Coelen and Simpson’s initial instinct was to send the participants home. “We said, look, the essence of the experiment is that you get to know someone without knowing anything about them in the material world,” Coelen told them. “We don’t know how we can keep you here.” The show, which attempts to pair 30 men and women together over the course of seven weeks, testing their compatibility and emotional endurance with the sole intention of getting married, is bound by a contract of mutual anonymity upon entering the first phase of the experiment, where daters chat intimately in walled-off pods unable to see one another. The producers reached a compromise, and both contestants—Lydia Velez Gonzalez and Uche Okoroha—were allowed to stay under one condition: their previous romance would remain a secret until one of them made a genuine connection with another dater.

When it is revealed, in episode four, that the pair have history, the show, like several of its genre contemporaries—The Real Housewives, Vanderpump Rules, Selling Sunset, and Love Island—enters uncharted territory: It is no longer about what is solely happening on the screen, it is also consumed by the drama surrounding it, in the real world, where contestants are not their TV characters, as they appear to be, but people who must live, like us, with the consequences of their actions.

With each new season, the allure of reality TV is what’s happening on the show as much as what’s happening outside of it. Reality stars are now also beholden to a larger information economy, a phenomenon of fandom and media that operate like e-tabloids. Similar to BallerAlert or TMZ, the mission of this network is to steer, and often dictate in blunt terms, conversations we have around fame, influence and reality, and our relationship to the truth of it all.

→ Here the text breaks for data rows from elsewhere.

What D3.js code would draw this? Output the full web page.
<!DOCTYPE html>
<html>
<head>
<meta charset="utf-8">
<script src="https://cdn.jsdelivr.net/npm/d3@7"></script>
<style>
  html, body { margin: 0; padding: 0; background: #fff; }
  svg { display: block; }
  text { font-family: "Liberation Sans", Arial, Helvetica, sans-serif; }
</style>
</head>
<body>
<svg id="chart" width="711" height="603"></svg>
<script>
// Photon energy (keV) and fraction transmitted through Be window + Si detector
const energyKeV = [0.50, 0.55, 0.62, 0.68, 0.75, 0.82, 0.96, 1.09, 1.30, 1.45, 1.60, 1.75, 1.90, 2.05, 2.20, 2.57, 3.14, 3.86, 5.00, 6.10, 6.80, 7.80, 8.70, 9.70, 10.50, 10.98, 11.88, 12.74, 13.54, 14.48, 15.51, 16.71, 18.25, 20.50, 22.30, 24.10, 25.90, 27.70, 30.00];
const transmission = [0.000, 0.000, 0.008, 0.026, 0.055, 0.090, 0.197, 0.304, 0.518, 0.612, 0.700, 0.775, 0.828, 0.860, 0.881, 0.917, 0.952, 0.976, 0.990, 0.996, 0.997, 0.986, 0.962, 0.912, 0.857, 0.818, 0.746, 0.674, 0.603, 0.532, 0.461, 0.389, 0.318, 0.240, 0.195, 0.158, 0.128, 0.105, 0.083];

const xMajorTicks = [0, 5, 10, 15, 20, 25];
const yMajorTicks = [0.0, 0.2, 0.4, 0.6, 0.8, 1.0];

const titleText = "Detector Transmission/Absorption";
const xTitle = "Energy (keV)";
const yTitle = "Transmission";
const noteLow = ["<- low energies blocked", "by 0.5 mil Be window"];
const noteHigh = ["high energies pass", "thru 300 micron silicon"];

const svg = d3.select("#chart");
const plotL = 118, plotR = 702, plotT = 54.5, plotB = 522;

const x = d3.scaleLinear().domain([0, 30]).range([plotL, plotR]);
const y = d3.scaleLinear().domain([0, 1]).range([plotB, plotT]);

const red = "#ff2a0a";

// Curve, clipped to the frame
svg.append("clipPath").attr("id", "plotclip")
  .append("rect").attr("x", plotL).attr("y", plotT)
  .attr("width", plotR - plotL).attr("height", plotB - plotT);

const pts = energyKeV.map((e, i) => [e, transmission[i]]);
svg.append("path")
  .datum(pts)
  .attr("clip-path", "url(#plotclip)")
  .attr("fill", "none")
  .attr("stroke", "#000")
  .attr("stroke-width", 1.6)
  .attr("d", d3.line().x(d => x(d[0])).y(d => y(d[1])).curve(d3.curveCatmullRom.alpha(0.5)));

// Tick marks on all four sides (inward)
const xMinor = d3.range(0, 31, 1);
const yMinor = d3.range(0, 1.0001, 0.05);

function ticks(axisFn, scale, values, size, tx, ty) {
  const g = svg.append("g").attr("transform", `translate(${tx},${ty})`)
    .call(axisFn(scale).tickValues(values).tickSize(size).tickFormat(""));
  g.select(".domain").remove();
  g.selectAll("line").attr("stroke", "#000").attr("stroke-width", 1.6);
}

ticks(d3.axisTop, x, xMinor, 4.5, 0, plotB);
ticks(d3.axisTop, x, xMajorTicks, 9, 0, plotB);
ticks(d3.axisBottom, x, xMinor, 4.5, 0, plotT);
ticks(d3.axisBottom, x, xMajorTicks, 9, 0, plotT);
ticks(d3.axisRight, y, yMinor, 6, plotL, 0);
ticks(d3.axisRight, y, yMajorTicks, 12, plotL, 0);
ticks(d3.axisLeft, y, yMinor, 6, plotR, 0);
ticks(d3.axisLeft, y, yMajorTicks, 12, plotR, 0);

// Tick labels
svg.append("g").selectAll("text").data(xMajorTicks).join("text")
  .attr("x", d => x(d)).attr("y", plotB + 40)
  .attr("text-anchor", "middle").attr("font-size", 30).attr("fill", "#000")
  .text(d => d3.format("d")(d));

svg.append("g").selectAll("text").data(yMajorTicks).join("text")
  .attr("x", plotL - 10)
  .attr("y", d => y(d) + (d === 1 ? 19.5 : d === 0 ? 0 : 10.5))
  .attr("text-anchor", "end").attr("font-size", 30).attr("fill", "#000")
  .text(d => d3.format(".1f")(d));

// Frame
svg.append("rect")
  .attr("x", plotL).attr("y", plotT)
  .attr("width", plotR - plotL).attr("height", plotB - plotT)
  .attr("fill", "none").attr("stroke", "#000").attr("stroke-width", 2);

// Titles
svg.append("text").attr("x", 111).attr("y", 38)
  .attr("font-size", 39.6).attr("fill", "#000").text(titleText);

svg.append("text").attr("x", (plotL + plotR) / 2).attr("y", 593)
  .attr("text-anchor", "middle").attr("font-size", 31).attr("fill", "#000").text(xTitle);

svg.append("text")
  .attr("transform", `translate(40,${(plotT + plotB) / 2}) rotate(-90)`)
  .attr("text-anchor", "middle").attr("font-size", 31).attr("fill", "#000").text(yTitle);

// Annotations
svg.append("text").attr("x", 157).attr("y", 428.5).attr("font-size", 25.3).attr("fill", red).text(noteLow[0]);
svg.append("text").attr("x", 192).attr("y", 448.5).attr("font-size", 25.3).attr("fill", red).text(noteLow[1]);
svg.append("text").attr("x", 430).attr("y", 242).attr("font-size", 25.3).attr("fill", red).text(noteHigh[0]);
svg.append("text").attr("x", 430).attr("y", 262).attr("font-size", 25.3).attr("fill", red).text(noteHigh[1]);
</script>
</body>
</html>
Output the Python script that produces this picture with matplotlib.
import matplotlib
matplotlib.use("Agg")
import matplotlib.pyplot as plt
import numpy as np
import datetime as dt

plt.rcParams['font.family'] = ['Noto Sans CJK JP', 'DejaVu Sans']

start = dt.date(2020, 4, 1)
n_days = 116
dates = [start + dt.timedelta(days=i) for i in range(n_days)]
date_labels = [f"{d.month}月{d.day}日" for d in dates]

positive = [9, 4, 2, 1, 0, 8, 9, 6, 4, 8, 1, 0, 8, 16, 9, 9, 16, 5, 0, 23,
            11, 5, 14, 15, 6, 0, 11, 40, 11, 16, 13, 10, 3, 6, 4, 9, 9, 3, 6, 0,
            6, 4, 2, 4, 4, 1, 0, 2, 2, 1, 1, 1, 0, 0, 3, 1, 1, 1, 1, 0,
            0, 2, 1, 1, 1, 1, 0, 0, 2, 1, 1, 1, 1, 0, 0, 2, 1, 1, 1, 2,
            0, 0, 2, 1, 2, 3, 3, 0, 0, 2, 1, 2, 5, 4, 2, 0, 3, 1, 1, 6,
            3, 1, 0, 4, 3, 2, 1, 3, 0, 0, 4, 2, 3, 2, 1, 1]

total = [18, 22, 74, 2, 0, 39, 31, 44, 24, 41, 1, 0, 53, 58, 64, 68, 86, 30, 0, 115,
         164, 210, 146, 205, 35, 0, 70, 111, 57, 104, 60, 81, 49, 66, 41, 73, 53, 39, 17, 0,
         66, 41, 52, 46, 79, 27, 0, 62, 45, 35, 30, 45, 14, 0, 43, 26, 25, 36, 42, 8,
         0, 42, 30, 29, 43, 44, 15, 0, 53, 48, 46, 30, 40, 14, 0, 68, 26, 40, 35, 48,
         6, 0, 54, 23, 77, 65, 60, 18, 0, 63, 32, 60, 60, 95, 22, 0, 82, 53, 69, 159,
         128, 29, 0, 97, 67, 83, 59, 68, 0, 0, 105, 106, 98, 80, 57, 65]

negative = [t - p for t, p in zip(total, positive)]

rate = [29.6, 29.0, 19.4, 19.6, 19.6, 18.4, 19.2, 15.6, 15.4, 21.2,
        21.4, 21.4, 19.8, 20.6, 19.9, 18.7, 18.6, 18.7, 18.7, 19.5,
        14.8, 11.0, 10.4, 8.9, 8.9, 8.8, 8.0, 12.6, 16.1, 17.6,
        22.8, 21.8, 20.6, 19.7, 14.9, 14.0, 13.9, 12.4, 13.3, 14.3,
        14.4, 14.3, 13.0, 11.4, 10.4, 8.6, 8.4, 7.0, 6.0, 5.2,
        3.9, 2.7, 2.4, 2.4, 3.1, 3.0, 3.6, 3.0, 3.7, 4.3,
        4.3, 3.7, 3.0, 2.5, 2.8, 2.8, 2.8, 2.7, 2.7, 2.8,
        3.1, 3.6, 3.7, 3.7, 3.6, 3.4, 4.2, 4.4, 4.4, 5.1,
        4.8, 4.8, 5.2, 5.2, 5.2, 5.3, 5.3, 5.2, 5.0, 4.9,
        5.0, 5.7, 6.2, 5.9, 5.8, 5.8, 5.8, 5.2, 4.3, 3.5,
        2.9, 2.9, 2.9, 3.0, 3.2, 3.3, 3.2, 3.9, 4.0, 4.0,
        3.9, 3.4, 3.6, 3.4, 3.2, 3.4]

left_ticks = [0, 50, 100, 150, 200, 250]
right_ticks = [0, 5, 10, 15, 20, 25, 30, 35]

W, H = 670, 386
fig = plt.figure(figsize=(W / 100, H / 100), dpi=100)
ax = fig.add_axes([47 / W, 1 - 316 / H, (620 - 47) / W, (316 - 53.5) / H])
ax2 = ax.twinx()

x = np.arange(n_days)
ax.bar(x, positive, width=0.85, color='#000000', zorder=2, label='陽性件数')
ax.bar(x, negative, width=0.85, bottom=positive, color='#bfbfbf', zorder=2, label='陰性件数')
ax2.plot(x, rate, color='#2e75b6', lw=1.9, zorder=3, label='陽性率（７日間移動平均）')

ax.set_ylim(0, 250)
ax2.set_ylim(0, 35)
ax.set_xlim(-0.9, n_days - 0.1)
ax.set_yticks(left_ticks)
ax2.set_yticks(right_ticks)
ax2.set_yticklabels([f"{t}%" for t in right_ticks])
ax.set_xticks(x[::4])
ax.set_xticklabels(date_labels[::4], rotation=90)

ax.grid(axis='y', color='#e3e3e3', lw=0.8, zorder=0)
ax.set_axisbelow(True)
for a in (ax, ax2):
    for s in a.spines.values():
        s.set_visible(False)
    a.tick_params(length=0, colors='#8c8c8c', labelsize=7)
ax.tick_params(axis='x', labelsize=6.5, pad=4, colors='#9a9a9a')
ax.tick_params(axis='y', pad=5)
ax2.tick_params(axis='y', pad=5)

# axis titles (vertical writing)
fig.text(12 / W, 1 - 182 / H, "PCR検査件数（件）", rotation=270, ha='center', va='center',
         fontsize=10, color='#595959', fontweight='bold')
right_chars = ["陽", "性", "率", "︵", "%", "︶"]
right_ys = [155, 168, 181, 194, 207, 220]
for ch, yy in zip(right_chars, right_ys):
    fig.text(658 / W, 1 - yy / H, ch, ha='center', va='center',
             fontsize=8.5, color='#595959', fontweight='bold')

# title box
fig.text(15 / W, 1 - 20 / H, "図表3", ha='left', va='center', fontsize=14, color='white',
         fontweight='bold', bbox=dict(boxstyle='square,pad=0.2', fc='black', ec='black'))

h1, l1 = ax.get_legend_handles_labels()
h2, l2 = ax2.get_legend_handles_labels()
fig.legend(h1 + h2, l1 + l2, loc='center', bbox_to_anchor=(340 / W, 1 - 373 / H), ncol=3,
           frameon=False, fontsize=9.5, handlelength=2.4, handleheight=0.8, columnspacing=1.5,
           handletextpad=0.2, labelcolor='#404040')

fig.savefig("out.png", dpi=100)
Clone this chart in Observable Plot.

Every show worth texting your friend about is now part of the hype machine, an unofficial network of blogs, fan podcasts, social media posts, message boards, newsletters, and general group chat gossip that coexists alongside, and in conversation with, a reality star’s storyline, tracking lies or perceived deceptions.

Maybe a contestant wasn’t happy with how they were portrayed, and wanting to have the final word on the matter they go live on Instagram (which is what Uche Okoroha did in the aftermath of his appearance on Love Is Blind). Perhaps a plotline didn’t add up. Exactly how did Heather Gay get her mysterious black eye during a cast trip to San Diego? One subreddit had theories. Or dine on any of the dozens of podcasts dedicated to the Housewives—and sometimes hosted by Housewives themselves, like Reasonably Shady or Namaste B$tches—which often toe the line between speculation and sincerity.